Although she is an award-winning world history teacher and works long hours to help students at her high school improve, Ms. Sylvia said that without tenure she would nevertheless feel vulnerable to arbitrary firing because she has publicly opposed some Rhee initiatives and speaks out about things like her school’s decrepit heating system.

“Don’t ask me to give up tenure, not even for a moment,” Ms. Sylvia said.

Well, if you shouldn’t have to give up tenure, in what situation should any person ever be fired – even if they do a good job, the might have to worry about arbitrary firing, after all.

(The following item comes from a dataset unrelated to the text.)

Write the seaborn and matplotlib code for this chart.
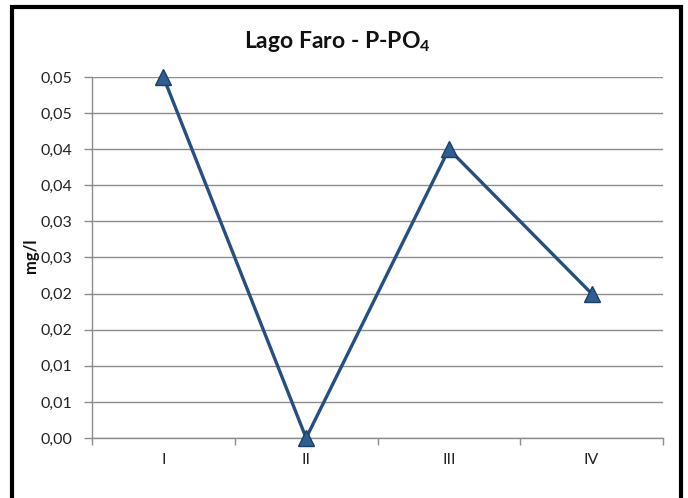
import matplotlib
matplotlib.use("Agg")
import matplotlib.pyplot as plt
import seaborn as sns
import pandas as pd
from matplotlib.patches import Rectangle
from matplotlib.ticker import FixedLocator

categories = ["I", "II", "III", "IV"]
values = [0.050, 0.000, 0.040, 0.020]
y_ticks = [0.000, 0.005, 0.010, 0.015, 0.020, 0.025, 0.030, 0.035, 0.040, 0.045, 0.050]
y_tick_labels = ["0,00", "0,01", "0,01", "0,02", "0,02", "0,03", "0,03", "0,04", "0,04", "0,05", "0,05"]

sns.set_theme(style="white")
plt.rcParams["font.family"] = ["Lato", "DejaVu Sans"]
plt.rcParams["mathtext.fontset"] = "custom"
plt.rcParams["mathtext.bf"] = "Lato:bold"
plt.rcParams["mathtext.rm"] = "Lato:bold"

df = pd.DataFrame({"cat": categories, "val": values})

fig = plt.figure(figsize=(6.88, 4.98), dpi=100)
ax = fig.add_axes([92/688, 1-438/498, (663-92)/688, (438-77)/498])

line_color = "#264F80"
sns.lineplot(data=df, x="cat", y="val", ax=ax, color=line_color, linewidth=2.4,
             marker="^", markersize=11, markerfacecolor="#2F5F92",
             markeredgecolor="#1C3F66", markeredgewidth=1.0, sort=False)
for ln in ax.lines:
    ln.set_clip_on(False)
    ln.set_zorder(5)

ax.set_xlim(-0.5, 3.5)
ax.set_ylim(0, 0.05)
ax.set_yticks(y_ticks)
ax.set_yticklabels(y_tick_labels)
ax.yaxis.grid(True, color="#8C8C8C", linewidth=1.0)
ax.xaxis.grid(False)
ax.set_axisbelow(True)

ax.set_xticks(range(len(categories)))
ax.set_xticklabels(categories)
ax.xaxis.set_minor_locator(FixedLocator([-0.5, 0.5, 1.5, 2.5, 3.5]))
ax.tick_params(axis="x", which="major", length=0, pad=11, labelsize=11.5, colors="#222222")
ax.tick_params(axis="x", which="minor", length=5, width=1, color="#8C8C8C", direction="out")
ax.tick_params(axis="y", which="major", length=6, width=1, color="#8C8C8C", direction="out",
               labelsize=11.5, labelcolor="#222222", pad=8)
ax.xaxis.set_ticks_position("bottom")
ax.yaxis.set_ticks_position("left")

for s in ["top", "right"]:
    ax.spines[s].set_visible(False)
for s in ["left", "bottom"]:
    ax.spines[s].set_color("#8C8C8C")
    ax.spines[s].set_linewidth(1.0)

ax.set_xlabel("")
ax.set_ylabel("")
fig.text(31/688, 1-256/498, "mg/l", rotation=90, ha="center", va="center",
         fontsize=12, fontweight="bold", color="#111111")

fig.text(337/688, 1-41/498, r"Lago Faro - P-PO$_\mathbf{4}$", ha="center", va="center",
         fontsize=16.5, fontweight="bold", color="#111111")

fig.patches.append(Rectangle((12/688, -0.02), (681-12)/688, 1-7/498 + 0.02,
                             transform=fig.transFigure, fill=False,
                             edgecolor="black", linewidth=3.0))

fig.savefig("out.png", dpi=100)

Here’s what a professor at the University of Michigan had to say:

“Without tenure,” Dr. Mirel said, “teachers can still face arbitrary firing because of religious views, or simply because of the highly politicized nature of American society.”

Oh, poor baby. Welcome to the real world, in which if you have a boss, you can be fired. That is how jobs work.

Do you wonder what Dr. Mirel, above, is talking about when he talks about teachers’ political views? In other publik edyookayshun news, an 8th grader in the Chicago area undertook an experiment to see how tolerant her education environment was if she wore both a John McCain shirt and a Barack Obama shirt – on different days.

Do I even need to tell you the results?

students weren’t the only ones surprised that she wore a shirt supporting McCain.

“In one class, I had one teacher say she will not judge me for my choice, but that she was surprised that I supported McCain,” Catherine said.

If Catherine was shocked by such passive-aggressive threats from instructors, just wait until she goes to college.

“Later, that teacher found out about the experiment and said she was embarrassed because she knew I was writing down what she said,” Catherine said.

One student suggested that she be put up on a cross for her political beliefs.

“He said, ‘You should be crucifixed.’ It was kind of funny because, I was like, don’t you mean ‘crucified?’ ” Catherine said.

You have to love that a student thought the word was “crucifixed.” Not only are teachers breeding kids to be hot-blooded liberals, they can’t even teach them to get their hate speech right.